▸ Given instruction
Leave out the pictures and repeat exactly the lines between the one containing "Give me the matplotlib source for this chart." and the one containing "mec=c, mew=1, zorder=4)", inclusive.

★ ★ ★ ★ ★ ★ ★

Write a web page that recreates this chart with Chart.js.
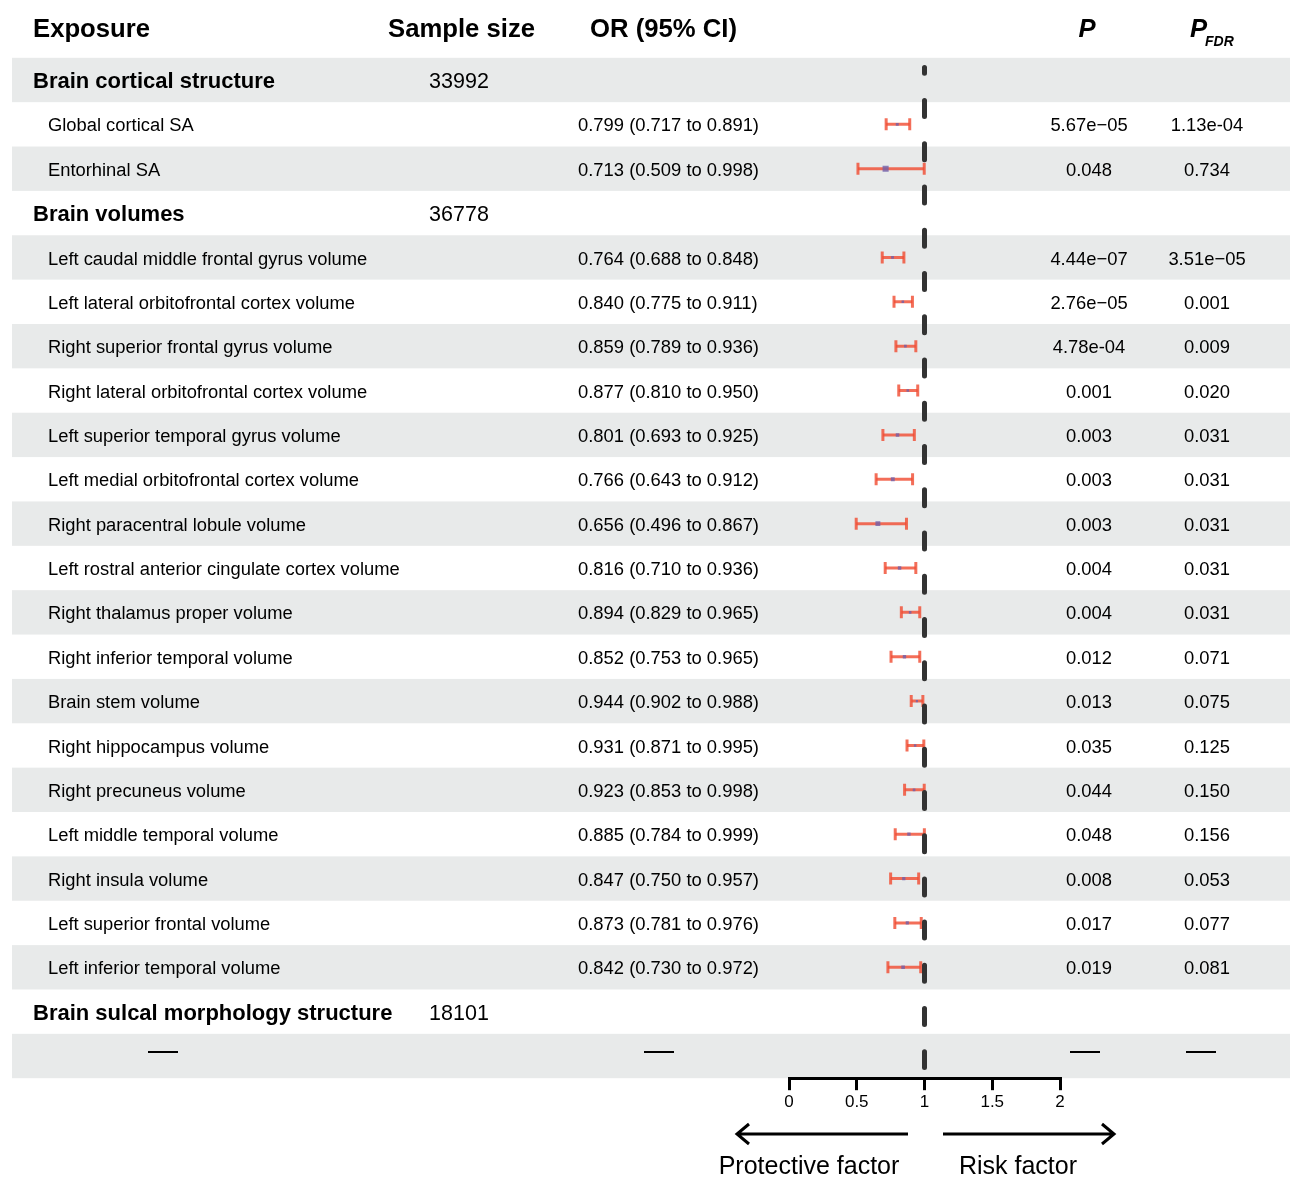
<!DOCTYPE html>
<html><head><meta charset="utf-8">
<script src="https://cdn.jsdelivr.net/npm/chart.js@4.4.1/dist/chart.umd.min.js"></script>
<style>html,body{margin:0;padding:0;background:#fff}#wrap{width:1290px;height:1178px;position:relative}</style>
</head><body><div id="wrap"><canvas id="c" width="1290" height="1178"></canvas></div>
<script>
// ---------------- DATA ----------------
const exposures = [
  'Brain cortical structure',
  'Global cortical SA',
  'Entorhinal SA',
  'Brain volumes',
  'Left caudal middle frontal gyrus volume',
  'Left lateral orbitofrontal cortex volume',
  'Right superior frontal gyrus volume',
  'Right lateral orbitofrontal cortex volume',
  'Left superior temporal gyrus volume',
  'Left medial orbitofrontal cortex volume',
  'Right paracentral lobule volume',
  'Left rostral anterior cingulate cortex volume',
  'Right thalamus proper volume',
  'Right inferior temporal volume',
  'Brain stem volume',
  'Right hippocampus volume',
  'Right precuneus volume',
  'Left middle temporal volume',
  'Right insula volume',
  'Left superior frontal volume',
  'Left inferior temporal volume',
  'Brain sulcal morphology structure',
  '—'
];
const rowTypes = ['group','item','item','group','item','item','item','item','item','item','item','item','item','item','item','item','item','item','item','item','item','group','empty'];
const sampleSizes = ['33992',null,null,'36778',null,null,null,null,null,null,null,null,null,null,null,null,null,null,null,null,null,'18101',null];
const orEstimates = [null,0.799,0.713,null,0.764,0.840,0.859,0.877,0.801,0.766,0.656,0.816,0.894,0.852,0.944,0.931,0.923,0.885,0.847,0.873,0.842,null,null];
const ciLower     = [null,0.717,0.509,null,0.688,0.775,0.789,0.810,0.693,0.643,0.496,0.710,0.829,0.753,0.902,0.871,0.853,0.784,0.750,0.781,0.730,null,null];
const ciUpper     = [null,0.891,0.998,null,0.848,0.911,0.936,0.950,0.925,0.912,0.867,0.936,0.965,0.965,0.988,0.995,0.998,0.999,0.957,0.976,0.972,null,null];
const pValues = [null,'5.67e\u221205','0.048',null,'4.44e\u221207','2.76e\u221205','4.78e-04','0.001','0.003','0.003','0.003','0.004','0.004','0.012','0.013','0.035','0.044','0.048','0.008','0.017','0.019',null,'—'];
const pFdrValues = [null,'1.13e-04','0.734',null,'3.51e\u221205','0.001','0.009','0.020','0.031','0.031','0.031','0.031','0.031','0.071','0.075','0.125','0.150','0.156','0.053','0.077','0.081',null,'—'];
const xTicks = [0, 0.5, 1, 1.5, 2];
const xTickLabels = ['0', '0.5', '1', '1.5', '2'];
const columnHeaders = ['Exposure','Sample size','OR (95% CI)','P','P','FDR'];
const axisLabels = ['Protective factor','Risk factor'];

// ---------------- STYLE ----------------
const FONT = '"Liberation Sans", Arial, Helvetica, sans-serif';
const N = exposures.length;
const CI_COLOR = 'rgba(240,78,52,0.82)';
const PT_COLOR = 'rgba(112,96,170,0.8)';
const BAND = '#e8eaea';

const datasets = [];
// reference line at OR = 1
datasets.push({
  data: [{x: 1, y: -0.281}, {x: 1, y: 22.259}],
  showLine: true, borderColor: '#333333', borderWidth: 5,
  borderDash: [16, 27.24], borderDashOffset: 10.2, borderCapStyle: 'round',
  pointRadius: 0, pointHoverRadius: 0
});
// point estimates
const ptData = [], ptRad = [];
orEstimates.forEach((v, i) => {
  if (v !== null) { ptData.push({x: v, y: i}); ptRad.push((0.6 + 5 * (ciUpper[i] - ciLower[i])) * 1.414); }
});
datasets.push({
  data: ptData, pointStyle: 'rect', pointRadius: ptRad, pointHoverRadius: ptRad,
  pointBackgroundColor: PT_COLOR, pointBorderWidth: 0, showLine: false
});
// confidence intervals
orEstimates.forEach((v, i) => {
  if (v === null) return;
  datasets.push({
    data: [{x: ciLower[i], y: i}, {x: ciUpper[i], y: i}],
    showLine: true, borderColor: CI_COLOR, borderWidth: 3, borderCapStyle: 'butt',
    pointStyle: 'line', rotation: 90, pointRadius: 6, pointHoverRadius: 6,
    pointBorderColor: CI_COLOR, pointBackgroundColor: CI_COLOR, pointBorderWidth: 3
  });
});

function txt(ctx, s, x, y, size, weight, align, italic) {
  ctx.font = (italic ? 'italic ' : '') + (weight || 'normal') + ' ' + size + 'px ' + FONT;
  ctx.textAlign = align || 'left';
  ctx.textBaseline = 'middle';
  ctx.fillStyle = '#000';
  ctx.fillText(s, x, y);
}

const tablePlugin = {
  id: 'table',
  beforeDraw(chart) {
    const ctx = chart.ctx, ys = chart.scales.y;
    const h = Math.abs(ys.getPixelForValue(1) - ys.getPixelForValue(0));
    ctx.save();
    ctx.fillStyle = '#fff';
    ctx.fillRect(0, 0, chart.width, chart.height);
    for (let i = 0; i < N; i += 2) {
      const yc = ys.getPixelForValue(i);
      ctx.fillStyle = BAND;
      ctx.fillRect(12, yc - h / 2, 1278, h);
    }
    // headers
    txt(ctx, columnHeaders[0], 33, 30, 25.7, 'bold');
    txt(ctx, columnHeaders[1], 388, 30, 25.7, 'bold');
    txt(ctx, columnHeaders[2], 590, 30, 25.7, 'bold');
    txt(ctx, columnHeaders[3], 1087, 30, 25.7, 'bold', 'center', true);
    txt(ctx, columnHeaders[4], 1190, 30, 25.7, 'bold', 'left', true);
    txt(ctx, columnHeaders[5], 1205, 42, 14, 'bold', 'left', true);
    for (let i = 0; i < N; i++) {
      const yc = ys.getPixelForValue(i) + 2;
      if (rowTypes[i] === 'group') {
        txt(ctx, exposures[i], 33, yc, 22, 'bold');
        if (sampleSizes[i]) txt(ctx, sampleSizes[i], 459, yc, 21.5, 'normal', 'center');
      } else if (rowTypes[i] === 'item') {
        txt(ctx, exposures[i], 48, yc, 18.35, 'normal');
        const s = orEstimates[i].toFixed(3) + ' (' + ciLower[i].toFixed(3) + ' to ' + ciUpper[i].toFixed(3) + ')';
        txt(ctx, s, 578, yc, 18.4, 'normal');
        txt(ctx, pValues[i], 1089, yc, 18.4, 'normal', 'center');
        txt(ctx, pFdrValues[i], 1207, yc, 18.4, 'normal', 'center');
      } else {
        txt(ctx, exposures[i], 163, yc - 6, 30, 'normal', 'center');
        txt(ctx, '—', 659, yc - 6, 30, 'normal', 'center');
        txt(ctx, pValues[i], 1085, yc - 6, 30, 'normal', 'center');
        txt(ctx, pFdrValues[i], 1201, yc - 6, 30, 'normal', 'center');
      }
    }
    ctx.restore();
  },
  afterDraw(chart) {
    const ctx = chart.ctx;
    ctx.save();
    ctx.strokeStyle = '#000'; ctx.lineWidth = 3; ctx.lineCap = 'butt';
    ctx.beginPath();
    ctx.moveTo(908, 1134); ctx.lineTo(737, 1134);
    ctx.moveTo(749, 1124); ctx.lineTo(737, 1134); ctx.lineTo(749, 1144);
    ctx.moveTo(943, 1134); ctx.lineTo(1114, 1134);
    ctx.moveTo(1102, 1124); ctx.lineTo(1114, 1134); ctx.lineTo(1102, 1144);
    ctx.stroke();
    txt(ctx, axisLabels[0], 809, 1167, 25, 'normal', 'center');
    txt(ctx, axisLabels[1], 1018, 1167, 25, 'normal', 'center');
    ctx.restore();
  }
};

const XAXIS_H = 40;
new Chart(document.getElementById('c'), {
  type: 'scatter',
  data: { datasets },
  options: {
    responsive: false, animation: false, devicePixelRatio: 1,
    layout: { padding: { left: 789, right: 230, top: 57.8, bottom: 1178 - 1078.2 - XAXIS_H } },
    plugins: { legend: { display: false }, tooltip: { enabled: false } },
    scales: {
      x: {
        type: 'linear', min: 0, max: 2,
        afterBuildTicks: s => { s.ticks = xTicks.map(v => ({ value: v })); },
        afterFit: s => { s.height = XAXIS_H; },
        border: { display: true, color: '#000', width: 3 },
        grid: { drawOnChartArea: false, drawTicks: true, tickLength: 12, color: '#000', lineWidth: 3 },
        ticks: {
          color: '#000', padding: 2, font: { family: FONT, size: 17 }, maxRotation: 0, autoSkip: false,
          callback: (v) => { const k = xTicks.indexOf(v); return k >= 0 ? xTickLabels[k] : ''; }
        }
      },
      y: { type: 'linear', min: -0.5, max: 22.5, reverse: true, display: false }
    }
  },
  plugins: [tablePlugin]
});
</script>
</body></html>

★ ★ ★ ★ ★ ★ ★

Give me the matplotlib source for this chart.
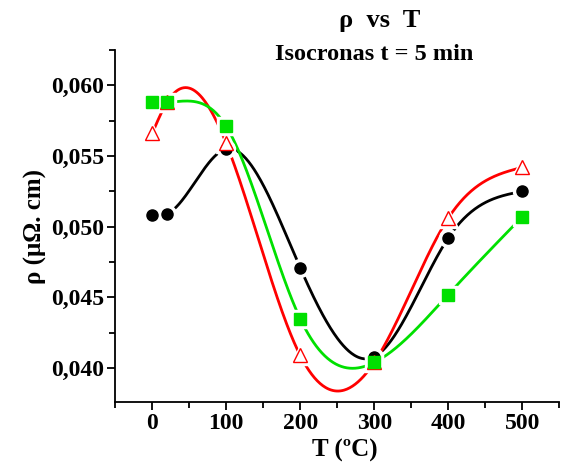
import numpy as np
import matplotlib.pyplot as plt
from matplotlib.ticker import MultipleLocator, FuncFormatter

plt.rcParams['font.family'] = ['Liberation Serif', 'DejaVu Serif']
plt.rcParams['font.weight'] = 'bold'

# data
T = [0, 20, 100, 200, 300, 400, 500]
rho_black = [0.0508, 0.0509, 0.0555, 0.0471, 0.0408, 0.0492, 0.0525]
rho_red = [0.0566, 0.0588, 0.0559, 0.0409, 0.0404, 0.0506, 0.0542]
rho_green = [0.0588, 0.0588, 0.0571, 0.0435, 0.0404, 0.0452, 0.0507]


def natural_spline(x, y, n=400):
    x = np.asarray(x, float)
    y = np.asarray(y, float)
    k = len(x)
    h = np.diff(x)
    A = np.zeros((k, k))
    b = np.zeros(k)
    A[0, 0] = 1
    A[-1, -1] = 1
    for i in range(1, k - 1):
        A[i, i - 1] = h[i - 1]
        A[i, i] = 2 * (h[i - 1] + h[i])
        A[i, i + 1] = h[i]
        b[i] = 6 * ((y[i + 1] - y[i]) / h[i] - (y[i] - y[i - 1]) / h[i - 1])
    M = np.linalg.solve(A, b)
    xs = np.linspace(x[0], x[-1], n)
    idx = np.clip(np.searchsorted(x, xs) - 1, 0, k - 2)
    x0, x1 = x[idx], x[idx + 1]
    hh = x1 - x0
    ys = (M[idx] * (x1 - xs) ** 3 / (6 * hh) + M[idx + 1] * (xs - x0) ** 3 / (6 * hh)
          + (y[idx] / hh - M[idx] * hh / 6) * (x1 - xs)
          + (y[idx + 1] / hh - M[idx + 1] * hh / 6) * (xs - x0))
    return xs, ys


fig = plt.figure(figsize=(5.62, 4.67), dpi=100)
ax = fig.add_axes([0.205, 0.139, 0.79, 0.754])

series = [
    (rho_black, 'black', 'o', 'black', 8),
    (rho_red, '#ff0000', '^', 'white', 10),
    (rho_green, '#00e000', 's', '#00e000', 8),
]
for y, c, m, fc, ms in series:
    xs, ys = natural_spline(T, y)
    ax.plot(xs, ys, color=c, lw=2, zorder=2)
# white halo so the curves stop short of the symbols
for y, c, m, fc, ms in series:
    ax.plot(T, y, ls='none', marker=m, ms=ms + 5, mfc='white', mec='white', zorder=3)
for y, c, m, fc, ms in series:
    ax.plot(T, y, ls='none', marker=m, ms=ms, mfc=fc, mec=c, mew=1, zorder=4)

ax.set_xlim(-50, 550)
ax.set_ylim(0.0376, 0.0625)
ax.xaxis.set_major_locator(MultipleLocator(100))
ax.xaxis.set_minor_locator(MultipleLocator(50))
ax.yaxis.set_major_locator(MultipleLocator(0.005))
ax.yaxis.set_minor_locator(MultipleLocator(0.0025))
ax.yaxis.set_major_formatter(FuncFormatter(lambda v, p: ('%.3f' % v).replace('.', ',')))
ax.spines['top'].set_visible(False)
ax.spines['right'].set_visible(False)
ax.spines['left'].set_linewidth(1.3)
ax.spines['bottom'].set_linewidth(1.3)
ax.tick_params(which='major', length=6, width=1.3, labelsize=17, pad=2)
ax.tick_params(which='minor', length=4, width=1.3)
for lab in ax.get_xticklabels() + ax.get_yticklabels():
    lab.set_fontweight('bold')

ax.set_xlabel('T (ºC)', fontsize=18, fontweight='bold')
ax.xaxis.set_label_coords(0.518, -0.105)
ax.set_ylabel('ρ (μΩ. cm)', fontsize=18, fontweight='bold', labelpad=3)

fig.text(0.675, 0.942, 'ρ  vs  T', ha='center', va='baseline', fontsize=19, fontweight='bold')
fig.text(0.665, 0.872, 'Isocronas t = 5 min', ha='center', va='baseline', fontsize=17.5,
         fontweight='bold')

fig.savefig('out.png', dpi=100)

★ ★ ★ ★ ★ ★ ★

▸ Reply
Give me the matplotlib source for this chart.
import numpy as np
import matplotlib.pyplot as plt
from matplotlib.ticker import MultipleLocator, FuncFormatter

plt.rcParams['font.family'] = ['Liberation Serif', 'DejaVu Serif']
plt.rcParams['font.weight'] = 'bold'

# data
T = [0, 20, 100, 200, 300, 400, 500]
rho_black = [0.0508, 0.0509, 0.0555, 0.0471, 0.0408, 0.0492, 0.0525]
rho_red = [0.0566, 0.0588, 0.0559, 0.0409, 0.0404, 0.0506, 0.0542]
rho_green = [0.0588, 0.0588, 0.0571, 0.0435, 0.0404, 0.0452, 0.0507]


def natural_spline(x, y, n=400):
    x = np.asarray(x, float)
    y = np.asarray(y, float)
    k = len(x)
    h = np.diff(x)
    A = np.zeros((k, k))
    b = np.zeros(k)
    A[0, 0] = 1
    A[-1, -1] = 1
    for i in range(1, k - 1):
        A[i, i - 1] = h[i - 1]
        A[i, i] = 2 * (h[i - 1] + h[i])
        A[i, i + 1] = h[i]
        b[i] = 6 * ((y[i + 1] - y[i]) / h[i] - (y[i] - y[i - 1]) / h[i - 1])
    M = np.linalg.solve(A, b)
    xs = np.linspace(x[0], x[-1], n)
    idx = np.clip(np.searchsorted(x, xs) - 1, 0, k - 2)
    x0, x1 = x[idx], x[idx + 1]
    hh = x1 - x0
    ys = (M[idx] * (x1 - xs) ** 3 / (6 * hh) + M[idx + 1] * (xs - x0) ** 3 / (6 * hh)
          + (y[idx] / hh - M[idx] * hh / 6) * (x1 - xs)
          + (y[idx + 1] / hh - M[idx + 1] * hh / 6) * (xs - x0))
    return xs, ys


fig = plt.figure(figsize=(5.62, 4.67), dpi=100)
ax = fig.add_axes([0.205, 0.139, 0.79, 0.754])

series = [
    (rho_black, 'black', 'o', 'black', 8),
    (rho_red, '#ff0000', '^', 'white', 10),
    (rho_green, '#00e000', 's', '#00e000', 8),
]
for y, c, m, fc, ms in series:
    xs, ys = natural_spline(T, y)
    ax.plot(xs, ys, color=c, lw=2, zorder=2)
# white halo so the curves stop short of the symbols
for y, c, m, fc, ms in series:
    ax.plot(T, y, ls='none', marker=m, ms=ms + 5, mfc='white', mec='white', zorder=3)
for y, c, m, fc, ms in series:
    ax.plot(T, y, ls='none', marker=m, ms=ms, mfc=fc, mec=c, mew=1, zorder=4)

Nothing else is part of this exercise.